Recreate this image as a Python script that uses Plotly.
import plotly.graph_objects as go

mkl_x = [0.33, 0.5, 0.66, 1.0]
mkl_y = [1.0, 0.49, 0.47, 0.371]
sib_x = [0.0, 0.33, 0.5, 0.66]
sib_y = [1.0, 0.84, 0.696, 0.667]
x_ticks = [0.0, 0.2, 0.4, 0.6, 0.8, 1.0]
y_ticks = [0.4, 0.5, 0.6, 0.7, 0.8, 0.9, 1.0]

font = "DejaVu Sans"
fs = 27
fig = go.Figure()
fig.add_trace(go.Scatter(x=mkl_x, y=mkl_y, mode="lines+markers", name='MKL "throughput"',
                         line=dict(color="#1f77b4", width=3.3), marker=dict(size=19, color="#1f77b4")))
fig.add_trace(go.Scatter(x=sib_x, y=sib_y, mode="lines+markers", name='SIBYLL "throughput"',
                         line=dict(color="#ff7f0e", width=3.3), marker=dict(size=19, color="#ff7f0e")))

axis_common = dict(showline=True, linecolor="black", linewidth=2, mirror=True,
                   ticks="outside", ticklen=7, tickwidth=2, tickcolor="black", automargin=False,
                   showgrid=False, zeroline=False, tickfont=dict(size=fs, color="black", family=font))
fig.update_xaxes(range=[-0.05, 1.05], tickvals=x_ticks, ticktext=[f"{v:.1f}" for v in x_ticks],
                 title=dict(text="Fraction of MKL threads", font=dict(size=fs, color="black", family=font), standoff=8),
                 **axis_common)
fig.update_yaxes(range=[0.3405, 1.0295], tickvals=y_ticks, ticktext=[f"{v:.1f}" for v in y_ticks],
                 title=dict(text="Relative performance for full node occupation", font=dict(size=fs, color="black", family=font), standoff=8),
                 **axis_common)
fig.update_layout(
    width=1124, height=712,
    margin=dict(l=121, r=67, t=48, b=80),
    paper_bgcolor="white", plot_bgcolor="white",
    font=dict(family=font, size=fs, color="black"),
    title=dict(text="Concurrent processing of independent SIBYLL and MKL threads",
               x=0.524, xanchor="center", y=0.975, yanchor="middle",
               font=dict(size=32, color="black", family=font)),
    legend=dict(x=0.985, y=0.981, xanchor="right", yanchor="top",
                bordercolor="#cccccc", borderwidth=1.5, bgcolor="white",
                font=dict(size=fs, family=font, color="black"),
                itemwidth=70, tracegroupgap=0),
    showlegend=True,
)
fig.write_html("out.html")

----

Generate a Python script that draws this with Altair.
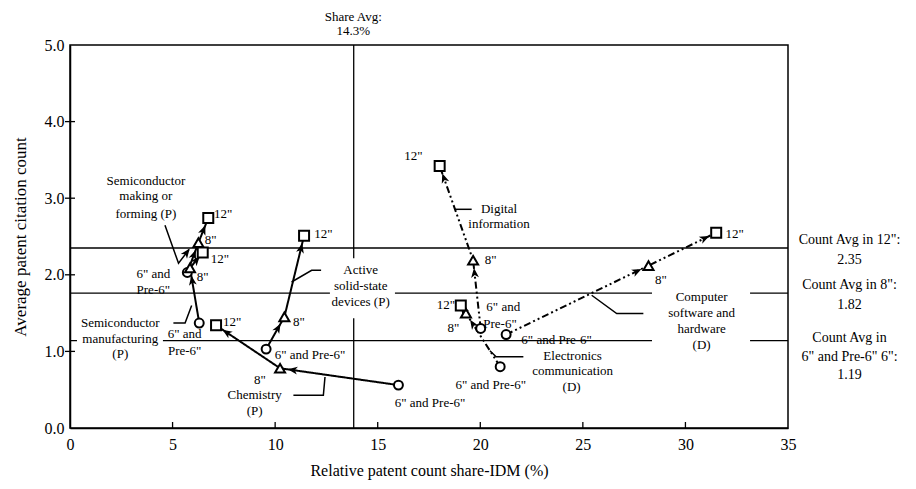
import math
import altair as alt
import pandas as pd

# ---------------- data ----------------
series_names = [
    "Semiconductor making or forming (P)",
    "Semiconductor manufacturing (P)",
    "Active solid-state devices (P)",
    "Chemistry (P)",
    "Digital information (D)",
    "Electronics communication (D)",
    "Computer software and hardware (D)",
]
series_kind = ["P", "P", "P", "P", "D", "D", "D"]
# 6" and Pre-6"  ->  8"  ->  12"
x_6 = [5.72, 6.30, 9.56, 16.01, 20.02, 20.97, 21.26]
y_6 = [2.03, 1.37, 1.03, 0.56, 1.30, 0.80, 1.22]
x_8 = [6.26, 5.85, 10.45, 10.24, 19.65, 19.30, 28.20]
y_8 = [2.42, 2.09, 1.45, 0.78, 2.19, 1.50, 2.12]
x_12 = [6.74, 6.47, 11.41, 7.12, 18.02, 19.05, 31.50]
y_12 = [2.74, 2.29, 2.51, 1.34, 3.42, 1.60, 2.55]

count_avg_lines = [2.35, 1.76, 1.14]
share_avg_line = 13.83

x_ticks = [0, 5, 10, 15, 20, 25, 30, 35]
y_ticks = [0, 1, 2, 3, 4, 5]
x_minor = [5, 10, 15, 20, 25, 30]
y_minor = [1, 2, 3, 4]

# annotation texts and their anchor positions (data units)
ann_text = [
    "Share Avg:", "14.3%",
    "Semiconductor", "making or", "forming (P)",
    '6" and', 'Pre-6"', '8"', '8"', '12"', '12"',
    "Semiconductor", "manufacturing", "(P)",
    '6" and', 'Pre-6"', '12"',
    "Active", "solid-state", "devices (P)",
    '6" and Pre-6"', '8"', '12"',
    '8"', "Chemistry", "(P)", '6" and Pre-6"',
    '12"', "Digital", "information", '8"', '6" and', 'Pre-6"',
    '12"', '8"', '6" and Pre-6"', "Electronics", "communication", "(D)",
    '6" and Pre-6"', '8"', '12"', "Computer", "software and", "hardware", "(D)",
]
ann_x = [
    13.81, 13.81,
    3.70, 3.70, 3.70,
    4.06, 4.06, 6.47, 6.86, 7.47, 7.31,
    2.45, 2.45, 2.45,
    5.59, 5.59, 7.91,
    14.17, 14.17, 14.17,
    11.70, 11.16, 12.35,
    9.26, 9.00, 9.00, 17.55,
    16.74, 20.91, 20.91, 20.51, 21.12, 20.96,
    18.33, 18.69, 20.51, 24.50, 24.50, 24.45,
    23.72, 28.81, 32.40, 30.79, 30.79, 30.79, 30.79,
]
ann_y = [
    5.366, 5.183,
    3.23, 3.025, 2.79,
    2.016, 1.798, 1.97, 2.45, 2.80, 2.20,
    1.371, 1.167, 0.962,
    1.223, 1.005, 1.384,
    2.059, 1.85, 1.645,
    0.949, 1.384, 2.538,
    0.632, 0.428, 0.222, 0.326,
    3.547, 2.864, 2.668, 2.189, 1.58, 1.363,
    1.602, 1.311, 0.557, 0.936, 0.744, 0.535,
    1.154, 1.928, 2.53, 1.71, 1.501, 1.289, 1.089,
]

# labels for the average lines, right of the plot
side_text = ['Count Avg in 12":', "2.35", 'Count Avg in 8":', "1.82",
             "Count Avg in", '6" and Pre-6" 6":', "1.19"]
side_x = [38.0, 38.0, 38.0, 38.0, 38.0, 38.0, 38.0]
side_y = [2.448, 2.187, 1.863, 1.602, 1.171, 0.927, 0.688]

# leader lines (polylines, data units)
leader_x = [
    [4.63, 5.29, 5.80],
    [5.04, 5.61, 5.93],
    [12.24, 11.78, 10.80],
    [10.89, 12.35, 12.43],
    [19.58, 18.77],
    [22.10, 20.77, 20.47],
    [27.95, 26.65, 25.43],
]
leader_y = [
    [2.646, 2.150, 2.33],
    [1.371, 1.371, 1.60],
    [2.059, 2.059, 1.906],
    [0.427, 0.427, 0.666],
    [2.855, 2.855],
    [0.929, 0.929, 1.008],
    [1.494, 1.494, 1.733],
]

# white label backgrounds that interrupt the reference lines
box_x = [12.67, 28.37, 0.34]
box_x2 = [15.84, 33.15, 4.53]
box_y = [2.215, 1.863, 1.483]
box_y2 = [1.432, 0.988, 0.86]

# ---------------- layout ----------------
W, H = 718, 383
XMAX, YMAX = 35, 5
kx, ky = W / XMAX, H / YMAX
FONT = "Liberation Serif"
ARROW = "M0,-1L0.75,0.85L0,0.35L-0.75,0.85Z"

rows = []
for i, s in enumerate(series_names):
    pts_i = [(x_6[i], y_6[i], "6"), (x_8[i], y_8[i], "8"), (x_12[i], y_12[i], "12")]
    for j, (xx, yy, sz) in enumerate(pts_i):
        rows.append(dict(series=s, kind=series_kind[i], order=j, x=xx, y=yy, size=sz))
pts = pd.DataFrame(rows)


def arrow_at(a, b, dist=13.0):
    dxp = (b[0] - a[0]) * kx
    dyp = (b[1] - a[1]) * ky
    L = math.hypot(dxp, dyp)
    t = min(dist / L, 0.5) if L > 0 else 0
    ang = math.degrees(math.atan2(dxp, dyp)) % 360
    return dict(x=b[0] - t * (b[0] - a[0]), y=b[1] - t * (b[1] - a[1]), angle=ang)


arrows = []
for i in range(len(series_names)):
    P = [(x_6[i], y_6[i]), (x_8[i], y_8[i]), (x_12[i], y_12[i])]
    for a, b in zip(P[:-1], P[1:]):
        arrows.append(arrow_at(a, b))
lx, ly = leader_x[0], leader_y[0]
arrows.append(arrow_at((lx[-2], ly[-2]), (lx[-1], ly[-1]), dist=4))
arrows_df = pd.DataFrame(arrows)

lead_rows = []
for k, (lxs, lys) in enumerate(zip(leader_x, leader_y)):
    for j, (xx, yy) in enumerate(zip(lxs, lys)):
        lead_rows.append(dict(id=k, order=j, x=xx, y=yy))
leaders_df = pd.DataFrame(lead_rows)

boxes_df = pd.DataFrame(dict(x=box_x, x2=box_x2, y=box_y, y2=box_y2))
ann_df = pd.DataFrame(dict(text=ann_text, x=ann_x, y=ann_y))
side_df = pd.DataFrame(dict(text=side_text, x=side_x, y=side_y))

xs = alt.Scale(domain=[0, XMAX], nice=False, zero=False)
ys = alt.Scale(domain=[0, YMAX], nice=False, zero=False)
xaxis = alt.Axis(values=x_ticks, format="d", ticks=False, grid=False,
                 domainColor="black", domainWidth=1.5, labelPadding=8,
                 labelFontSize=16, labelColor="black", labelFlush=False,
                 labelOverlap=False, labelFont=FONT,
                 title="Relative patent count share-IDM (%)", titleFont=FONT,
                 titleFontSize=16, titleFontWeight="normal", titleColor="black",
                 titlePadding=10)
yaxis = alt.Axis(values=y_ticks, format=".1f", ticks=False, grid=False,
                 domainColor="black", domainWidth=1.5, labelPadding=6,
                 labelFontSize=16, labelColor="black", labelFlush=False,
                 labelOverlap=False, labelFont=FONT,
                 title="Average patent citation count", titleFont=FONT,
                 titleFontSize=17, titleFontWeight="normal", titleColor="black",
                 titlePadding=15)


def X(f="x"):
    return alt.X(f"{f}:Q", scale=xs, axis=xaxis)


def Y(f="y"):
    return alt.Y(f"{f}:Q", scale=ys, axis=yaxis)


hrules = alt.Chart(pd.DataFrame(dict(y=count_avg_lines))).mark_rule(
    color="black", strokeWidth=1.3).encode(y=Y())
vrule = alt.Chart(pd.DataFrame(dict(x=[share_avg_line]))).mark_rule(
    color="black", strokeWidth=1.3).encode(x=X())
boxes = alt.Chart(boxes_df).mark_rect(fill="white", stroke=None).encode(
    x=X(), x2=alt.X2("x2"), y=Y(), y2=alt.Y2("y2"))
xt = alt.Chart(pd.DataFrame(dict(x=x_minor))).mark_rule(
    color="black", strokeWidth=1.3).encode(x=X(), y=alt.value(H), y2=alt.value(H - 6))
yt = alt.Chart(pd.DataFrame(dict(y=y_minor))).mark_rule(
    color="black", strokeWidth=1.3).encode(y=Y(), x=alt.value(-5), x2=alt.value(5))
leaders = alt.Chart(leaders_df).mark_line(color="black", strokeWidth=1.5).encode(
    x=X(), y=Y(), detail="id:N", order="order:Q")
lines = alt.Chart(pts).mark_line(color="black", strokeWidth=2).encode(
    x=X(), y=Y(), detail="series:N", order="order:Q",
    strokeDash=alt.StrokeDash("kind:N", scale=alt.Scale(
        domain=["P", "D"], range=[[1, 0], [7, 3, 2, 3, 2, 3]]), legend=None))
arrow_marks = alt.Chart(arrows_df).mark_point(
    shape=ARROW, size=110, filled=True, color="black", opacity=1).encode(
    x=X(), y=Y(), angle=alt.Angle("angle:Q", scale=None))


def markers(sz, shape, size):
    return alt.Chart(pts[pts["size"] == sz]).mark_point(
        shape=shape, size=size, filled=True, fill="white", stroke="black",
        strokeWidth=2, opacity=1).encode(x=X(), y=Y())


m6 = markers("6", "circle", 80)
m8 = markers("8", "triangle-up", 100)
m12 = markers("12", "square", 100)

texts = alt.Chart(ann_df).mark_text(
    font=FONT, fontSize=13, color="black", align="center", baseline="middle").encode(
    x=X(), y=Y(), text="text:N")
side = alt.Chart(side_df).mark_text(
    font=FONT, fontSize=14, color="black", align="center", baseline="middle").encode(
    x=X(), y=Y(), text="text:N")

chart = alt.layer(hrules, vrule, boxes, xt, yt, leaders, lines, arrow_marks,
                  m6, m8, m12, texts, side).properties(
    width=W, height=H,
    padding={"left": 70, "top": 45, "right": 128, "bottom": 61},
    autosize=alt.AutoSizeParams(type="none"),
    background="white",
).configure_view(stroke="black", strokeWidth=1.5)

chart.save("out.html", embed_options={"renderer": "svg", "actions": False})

----

▶ _Aim of the exercise_
Using the data above, reproduce exactly the lines from the line that contains "Recreate this image" through the line that contains "y_ticks = [0.4, 0.5, 0.6, 0.7, 0.8, 0.9, 1.0]", including both.

▶ _Response to the task_
Recreate this image as a Python script that uses Plotly.
import plotly.graph_objects as go

mkl_x = [0.33, 0.5, 0.66, 1.0]
mkl_y = [1.0, 0.49, 0.47, 0.371]
sib_x = [0.0, 0.33, 0.5, 0.66]
sib_y = [1.0, 0.84, 0.696, 0.667]
x_ticks = [0.0, 0.2, 0.4, 0.6, 0.8, 1.0]
y_ticks = [0.4, 0.5, 0.6, 0.7, 0.8, 0.9, 1.0]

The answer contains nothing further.